■ Information provided
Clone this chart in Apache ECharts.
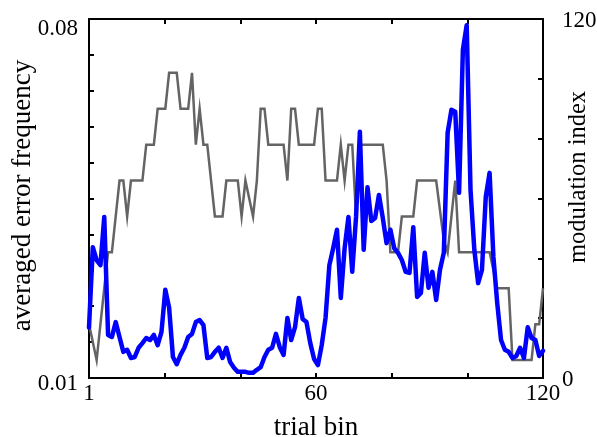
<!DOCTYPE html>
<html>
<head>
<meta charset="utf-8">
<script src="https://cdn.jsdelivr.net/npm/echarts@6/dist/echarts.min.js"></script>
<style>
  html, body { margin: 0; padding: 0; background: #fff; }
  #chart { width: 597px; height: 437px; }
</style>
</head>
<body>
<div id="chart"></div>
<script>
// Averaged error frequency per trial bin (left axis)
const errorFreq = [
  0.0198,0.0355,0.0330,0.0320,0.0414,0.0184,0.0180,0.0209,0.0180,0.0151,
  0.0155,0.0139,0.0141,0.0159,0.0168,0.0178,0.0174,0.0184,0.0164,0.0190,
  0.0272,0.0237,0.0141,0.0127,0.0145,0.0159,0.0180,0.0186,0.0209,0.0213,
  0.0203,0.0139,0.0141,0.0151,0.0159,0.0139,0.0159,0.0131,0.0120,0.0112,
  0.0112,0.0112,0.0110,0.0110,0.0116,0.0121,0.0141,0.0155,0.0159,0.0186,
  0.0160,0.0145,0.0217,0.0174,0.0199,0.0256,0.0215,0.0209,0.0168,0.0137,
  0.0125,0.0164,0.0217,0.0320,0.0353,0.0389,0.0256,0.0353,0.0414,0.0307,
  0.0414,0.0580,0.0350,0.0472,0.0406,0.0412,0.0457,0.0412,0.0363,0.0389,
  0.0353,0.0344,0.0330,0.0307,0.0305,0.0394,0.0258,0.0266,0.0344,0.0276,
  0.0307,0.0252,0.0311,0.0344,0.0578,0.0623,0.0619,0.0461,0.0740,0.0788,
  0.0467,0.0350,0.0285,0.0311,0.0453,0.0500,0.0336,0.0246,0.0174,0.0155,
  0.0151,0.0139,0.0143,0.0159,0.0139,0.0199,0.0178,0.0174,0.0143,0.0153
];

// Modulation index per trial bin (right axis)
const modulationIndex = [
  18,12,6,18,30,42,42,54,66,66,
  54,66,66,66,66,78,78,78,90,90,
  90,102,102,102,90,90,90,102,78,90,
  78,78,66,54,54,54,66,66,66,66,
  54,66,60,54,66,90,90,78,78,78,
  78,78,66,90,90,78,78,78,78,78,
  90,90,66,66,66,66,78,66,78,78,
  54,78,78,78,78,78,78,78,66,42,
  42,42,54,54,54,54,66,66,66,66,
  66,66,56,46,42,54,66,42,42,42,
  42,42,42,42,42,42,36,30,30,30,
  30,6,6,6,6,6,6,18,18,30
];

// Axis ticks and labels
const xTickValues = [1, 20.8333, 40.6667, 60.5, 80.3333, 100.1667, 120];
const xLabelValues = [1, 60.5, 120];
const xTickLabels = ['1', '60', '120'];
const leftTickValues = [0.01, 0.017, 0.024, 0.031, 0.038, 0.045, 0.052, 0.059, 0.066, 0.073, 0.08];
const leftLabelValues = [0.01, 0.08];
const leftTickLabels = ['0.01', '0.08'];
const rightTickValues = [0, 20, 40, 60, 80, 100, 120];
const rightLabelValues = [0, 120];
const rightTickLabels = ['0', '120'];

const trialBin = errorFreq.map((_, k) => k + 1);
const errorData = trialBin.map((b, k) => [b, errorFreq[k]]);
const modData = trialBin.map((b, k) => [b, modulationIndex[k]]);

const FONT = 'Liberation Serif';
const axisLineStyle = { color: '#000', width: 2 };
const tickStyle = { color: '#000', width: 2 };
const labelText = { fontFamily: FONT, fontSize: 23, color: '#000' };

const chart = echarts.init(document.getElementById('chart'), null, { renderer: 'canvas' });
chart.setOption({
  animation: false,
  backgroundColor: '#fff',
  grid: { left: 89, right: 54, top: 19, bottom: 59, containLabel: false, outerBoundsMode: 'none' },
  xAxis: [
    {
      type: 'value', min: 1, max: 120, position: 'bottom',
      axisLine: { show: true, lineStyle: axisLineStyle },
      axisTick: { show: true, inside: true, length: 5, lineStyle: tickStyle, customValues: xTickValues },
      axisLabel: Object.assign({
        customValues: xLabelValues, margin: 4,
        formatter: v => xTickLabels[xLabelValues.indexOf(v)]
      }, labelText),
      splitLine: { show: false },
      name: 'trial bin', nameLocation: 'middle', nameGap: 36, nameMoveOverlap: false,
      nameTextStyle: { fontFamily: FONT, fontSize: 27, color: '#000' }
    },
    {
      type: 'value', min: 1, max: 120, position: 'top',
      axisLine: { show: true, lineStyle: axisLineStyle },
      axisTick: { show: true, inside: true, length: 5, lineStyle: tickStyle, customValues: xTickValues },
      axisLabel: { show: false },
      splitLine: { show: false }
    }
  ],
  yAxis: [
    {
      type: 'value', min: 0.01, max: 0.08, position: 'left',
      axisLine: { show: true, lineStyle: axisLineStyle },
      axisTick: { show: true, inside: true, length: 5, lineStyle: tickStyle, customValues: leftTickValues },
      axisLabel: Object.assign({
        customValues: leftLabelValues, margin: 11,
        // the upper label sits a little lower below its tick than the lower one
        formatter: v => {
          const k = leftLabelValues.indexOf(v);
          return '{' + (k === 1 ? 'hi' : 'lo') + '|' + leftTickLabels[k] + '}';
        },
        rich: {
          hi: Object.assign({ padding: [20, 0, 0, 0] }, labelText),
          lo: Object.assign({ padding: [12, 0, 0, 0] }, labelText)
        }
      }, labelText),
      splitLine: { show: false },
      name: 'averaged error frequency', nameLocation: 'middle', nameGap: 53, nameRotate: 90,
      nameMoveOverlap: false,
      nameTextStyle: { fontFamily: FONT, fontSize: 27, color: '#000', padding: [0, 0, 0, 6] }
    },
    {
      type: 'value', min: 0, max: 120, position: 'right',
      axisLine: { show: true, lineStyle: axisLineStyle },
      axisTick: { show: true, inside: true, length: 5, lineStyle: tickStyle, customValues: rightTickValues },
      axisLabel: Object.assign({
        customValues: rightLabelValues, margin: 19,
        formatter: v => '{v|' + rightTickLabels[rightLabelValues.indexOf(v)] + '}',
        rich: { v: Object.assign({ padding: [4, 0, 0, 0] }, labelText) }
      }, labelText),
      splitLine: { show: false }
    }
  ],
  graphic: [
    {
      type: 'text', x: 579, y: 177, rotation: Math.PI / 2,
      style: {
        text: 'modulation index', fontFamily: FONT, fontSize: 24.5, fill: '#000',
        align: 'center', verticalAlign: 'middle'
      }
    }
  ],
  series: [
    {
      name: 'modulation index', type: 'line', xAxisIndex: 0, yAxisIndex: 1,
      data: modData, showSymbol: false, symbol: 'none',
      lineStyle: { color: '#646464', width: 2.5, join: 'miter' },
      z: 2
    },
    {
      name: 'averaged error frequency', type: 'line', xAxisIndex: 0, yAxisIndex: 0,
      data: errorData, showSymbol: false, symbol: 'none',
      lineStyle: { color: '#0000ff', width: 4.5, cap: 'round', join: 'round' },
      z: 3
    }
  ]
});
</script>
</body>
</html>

■ Task instructions
Repeat the lines exactly as they stand, from the opening line of the data through the line with "const rightTickLabels = ['0', '120'];". Pictures stay out of the copy.

■ Solution to the problem
Clone this chart in Apache ECharts.
<!DOCTYPE html>
<html>
<head>
<meta charset="utf-8">
<script src="https://cdn.jsdelivr.net/npm/echarts@6/dist/echarts.min.js"></script>
<style>
  html, body { margin: 0; padding: 0; background: #fff; }
  #chart { width: 597px; height: 437px; }
</style>
</head>
<body>
<div id="chart"></div>
<script>
// Averaged error frequency per trial bin (left axis)
const errorFreq = [
  0.0198,0.0355,0.0330,0.0320,0.0414,0.0184,0.0180,0.0209,0.0180,0.0151,
  0.0155,0.0139,0.0141,0.0159,0.0168,0.0178,0.0174,0.0184,0.0164,0.0190,
  0.0272,0.0237,0.0141,0.0127,0.0145,0.0159,0.0180,0.0186,0.0209,0.0213,
  0.0203,0.0139,0.0141,0.0151,0.0159,0.0139,0.0159,0.0131,0.0120,0.0112,
  0.0112,0.0112,0.0110,0.0110,0.0116,0.0121,0.0141,0.0155,0.0159,0.0186,
  0.0160,0.0145,0.0217,0.0174,0.0199,0.0256,0.0215,0.0209,0.0168,0.0137,
  0.0125,0.0164,0.0217,0.0320,0.0353,0.0389,0.0256,0.0353,0.0414,0.0307,
  0.0414,0.0580,0.0350,0.0472,0.0406,0.0412,0.0457,0.0412,0.0363,0.0389,
  0.0353,0.0344,0.0330,0.0307,0.0305,0.0394,0.0258,0.0266,0.0344,0.0276,
  0.0307,0.0252,0.0311,0.0344,0.0578,0.0623,0.0619,0.0461,0.0740,0.0788,
  0.0467,0.0350,0.0285,0.0311,0.0453,0.0500,0.0336,0.0246,0.0174,0.0155,
  0.0151,0.0139,0.0143,0.0159,0.0139,0.0199,0.0178,0.0174,0.0143,0.0153
];

// Modulation index per trial bin (right axis)
const modulationIndex = [
  18,12,6,18,30,42,42,54,66,66,
  54,66,66,66,66,78,78,78,90,90,
  90,102,102,102,90,90,90,102,78,90,
  78,78,66,54,54,54,66,66,66,66,
  54,66,60,54,66,90,90,78,78,78,
  78,78,66,90,90,78,78,78,78,78,
  90,90,66,66,66,66,78,66,78,78,
  54,78,78,78,78,78,78,78,66,42,
  42,42,54,54,54,54,66,66,66,66,
  66,66,56,46,42,54,66,42,42,42,
  42,42,42,42,42,42,36,30,30,30,
  30,6,6,6,6,6,6,18,18,30
];

// Axis ticks and labels
const xTickValues = [1, 20.8333, 40.6667, 60.5, 80.3333, 100.1667, 120];
const xLabelValues = [1, 60.5, 120];
const xTickLabels = ['1', '60', '120'];
const leftTickValues = [0.01, 0.017, 0.024, 0.031, 0.038, 0.045, 0.052, 0.059, 0.066, 0.073, 0.08];
const leftLabelValues = [0.01, 0.08];
const leftTickLabels = ['0.01', '0.08'];
const rightTickValues = [0, 20, 40, 60, 80, 100, 120];
const rightLabelValues = [0, 120];
const rightTickLabels = ['0', '120'];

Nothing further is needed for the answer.